A Bergamo una persona omosessuale è stata aggredita da altre tre persone in una escalation di violenza per cui è stato necessario chiamare l’ambulanza e trasportarla in pronto soccorso. La vittima ha preferito e deciso di rimanere anonima nonostante sia, successivamente, iniziato l’iter della denuncia d’ufficio.
Cosa porta la vittima a non denunciare il suo aggressore?
La professoressa Graziottin, relativamente alle donne vittime di violenza spiega che scegliere il silenzio invece che denunciare l’aggressore derivi da più fattori. Lo scoraggiamento davanti alla violenza subita col conseguente senso di impotenza e di solitudine. Oltre al silenzio contribuiscono anche il trauma subito, i sentimenti depressivi reattivi, l’angoscia, la paura che rendono decisamente difficile una difesa come rivolgersi personalmente ad un pronto soccorso o alle forze dell’ordine. Altro fattore da non sottovalutare è la vergogna per ciò che si è vissuto, sia all’idea di raccontare tutto, anche più volte, soffermandosi anche nei dettagli: ciò espone la donna a rivivere la violenza subita direttamente attraverso il ricordo, davanti ad un interlocutore talvolta incredulo, talvolta quasi più attento ai dettagli che alla persona. Infine vi è anche il senso di colpa, soprattutto quando la violenza avviene in condizione di rischio obiettivo, in cui esista una netta o maggiore vulnerabilità della donna (Graziottin, 2006).

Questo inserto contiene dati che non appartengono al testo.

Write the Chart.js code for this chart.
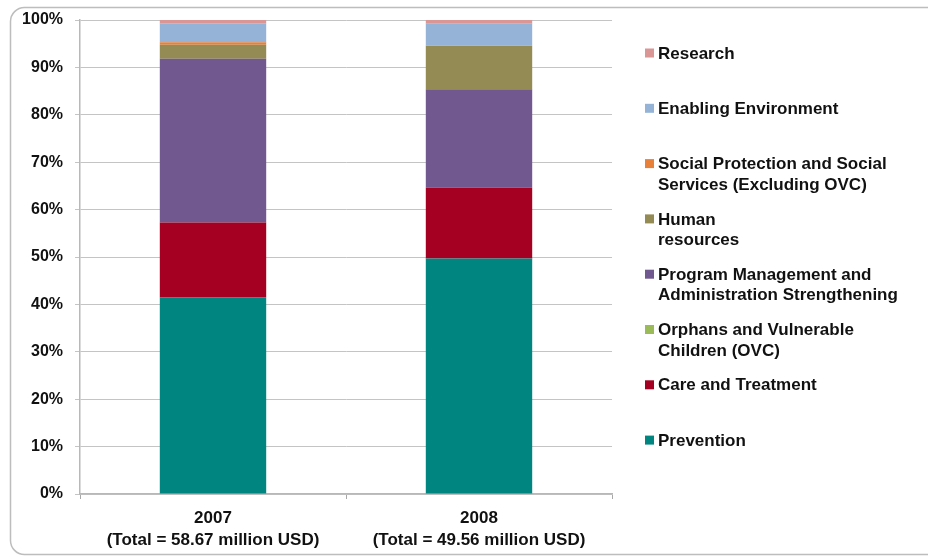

Tale rischio obiettivo di vulnerabilità della donna è sovrapponibile al rischio di una persona omosessuale all’interno di una cultura eterosessista ed omofoba che sicuramente rendono l’omosessuale vulnerabile. Tale contesto continua a far sentire le persone omosessuali come “sbagliate”, senza la possibilità di essere inclusi, con la possibilità, invece, di vedersi negata anche la possibilità di far appello alla legge, per essere rispettati, quando nel nostro Paese manca ancora una legge sull’omofobia, nonostante le diverse proposte giunte in Parlamento. Dunque quale rispetto o giustizia si potrebbe pretendere dalle istituzioni? Non trovare l’alleato nell’istituzione che, di fatto, sceglie di non muoversi ancora in tal senso, fa sentire la vittima abbandonata e sola col proprio dolore. “Ottenere giustizia” oggi, sembra sempre più essere un diritto calpestato.
Dunque il crescente senso di colpa interiorizzato della vittima potrebbe talvolta portare la persona a pensare “me lo sono meritato” tacendo e non denunciando, come se fosse un prezzo “concordato” da pagare quando si vuol esprimere se stessi. Tale condizione si associa ad un insieme di sentimenti negativi, proprio sulla qualità dell’aiuto, del supporto e della giustizia che una persona (donna o omosessuale) può ottenere. E, soprattutto, la crescente evidenza del rischio di ritorsioni, da parte del violentatore che talvolta si esprimono con nuove minacce. E una società omofoba è una costante minaccia. Il silenzio sarebbe dunque la risposta alla paura della possibilità che la violenza si ripeta, sia fisicamente che moralmente.
In tale contesto, però, è altrettanto grave l’indifferenza delle persone che possono trovarsi davanti ad un fatto di cronaca simile, scegliendo di non fare nulla davanti ad una violenza, divenendo la maggior parte delle volte spettatori silenti ed in qualche modo complici di uno spettacolo violento. Sicuramente bisognerebbe agire su più livelli, in un’ottica preventiva. Conoscere quali sono le sensazioni e le emozioni negative a seguito di una violenza può aiutare molte vittime ad uscire allo scoperto e a rompere quel silenzio assordante dettato dalla paura; in seconda istanza, la possibilità di sentirsi sicuri in termini sociali ed istituzionali potrebbe far riacquisire la fiducia verso le istituzioni che danno la sensazione di abbandono. Infine, conoscere queste dinamiche dovrebbe ridare alla comunità il vero senso di comunità, della possibilità di contare sul prossimo come alleato contro ogni forma di violenza, di discriminazione e di mancato rispetto, invece che chiudersi, distanziarsi e scegliere di non agire.